Timothy Chooi has won the Joseph Joachim International Violin Competition in Hannover, Germany. The 24-year-old Canadian receives €50,000 and the three-year loan of a c.1765 Guadagnini violin, as well as concert engagements and a CD recording with Naxos. Currently completing a master’s degree with Catherine Cho at the Juilliard School, Chooi is a former student at the Curtis Institute of Music, and has studied with Pinchas Zukerman, Ida Kavafian and Patinka Kopec. Earlier this year he received the Verbier Festival Academy’s Yves Paternot Award, worth c.$10,000, and has also won prizes at the 2014 Menuhin and 2015 Michael Hill competitions.

Second prize and €30,000 went to 19-year-old Dmytro Udovychenko. The Ukrainian, who is currently studying with professor Boris Garlitsky at the Folkwang Universität der Künste in Essen, Germany, also received the audience prize and the JJV Community award, each worth €2,000. Udovychenko’s previous awards include the Grand Prix at the 2016 Leonid Kogan Violin and Cello Competition in Brussels, and second prize at the 2017 International Jascha Heifetz Competition for Violinists in Vilnius.

Franco-Dutch violinist Cosima Soulez Larivière took the €20,000 third prize.
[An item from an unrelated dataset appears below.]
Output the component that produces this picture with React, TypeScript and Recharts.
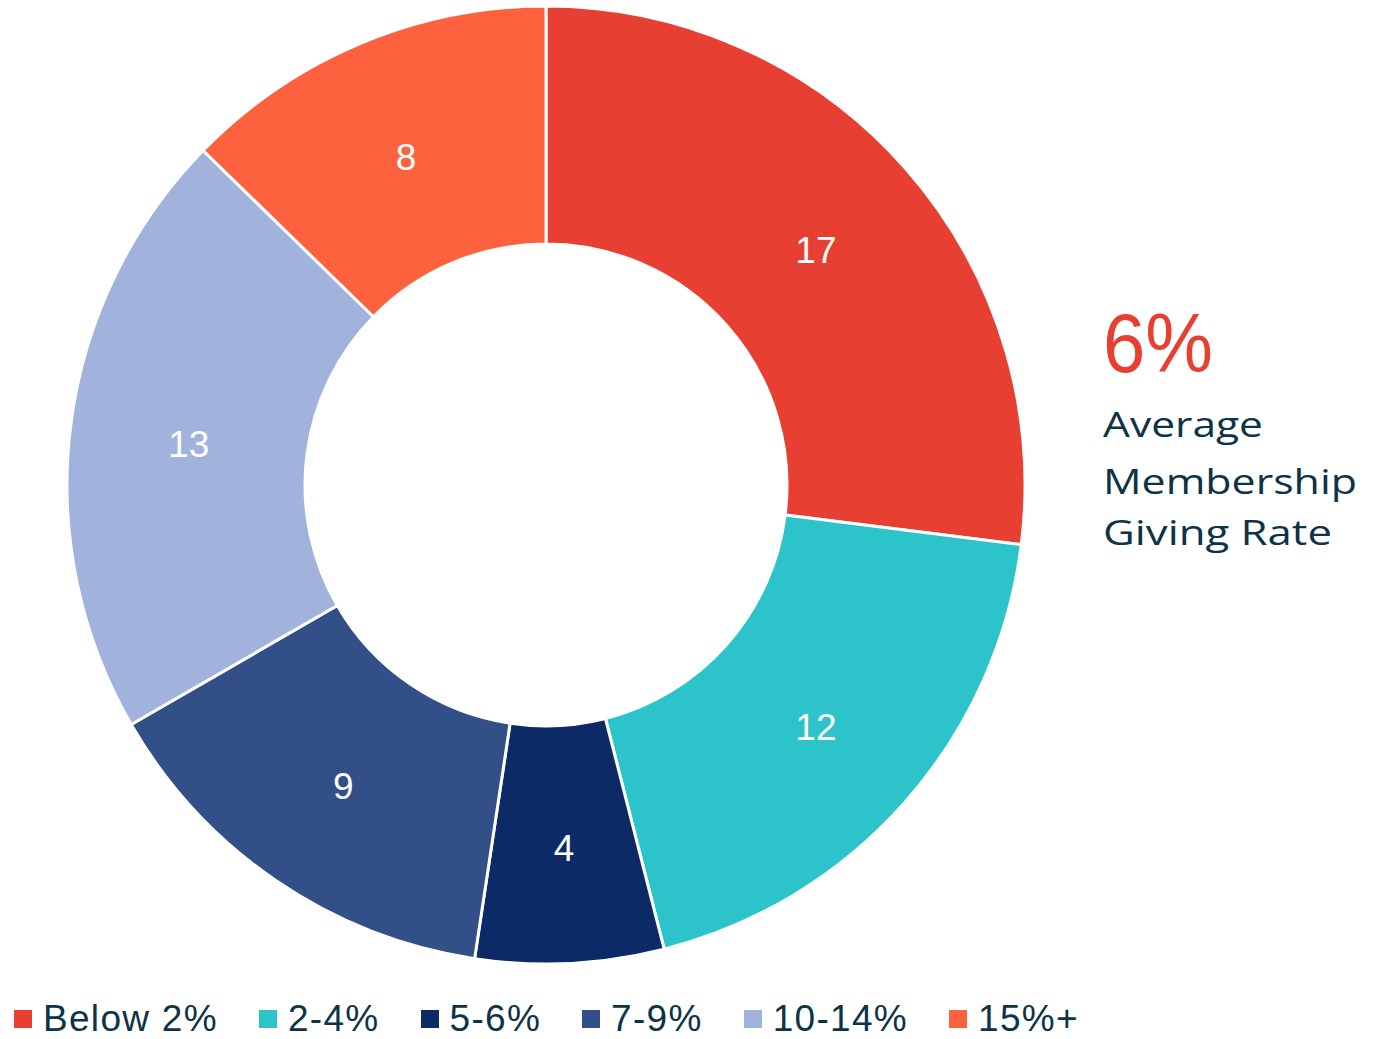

The 21-year-old, who is currently studying with Krzysztof Wegrzyn at the Hochschule für Musik, Hannover, also won €3,000 for the best interpretation of the commissioned work, ‘Hauch’, by the Berlin-based British composer Rebecca Saunders. Last year Soulez Larivière took the first prize in the inaugural Bartók World Competition in Budapest.

Fourth, fifth and sixth prizes were taken by Rennosuke Fukuda, Leonard Fu and Youjin Lee respectively. Each candidate received €8,000.

In the final round, each candidate was required to perform a full violin concerto with the NDR Radio Philharmonic Orchestra conducted by Andrew Manze.

The six finalists’ choices were:

Timothy Chooi – Tchaikovsky Violin Concerto
Dmytro Udovychenko – Sibelius Violin Concerto
Cosima Soulez Larivière – Sibelius Violin Concerto
Rennosuke Fukuda – Tchaikovsky Violin Concerto
Leonard Fu – Mendelssohn Violin Concerto
Youjin Lee – Tchaikovsky Violin Concerto

The jurors for the 2018 competition included its founder Krzysztof Wegrzyn, along with Salvatore Accardo (Rome), Andrej Bielow (Graz/Düsseldorf), Tanja Dorn (Hanover), Masafumi Hori (Tokyo), Kyung Sun Lee (Seoul), Matthias Ilkenhans (Hanover), Silvia Marcovici (Graz), Qian Zhou (Singapore), Ulf Schneider (Hanover), Vilmos Szabadi (Budapest) and Pavel Vernikov (Vienna/Lausanne).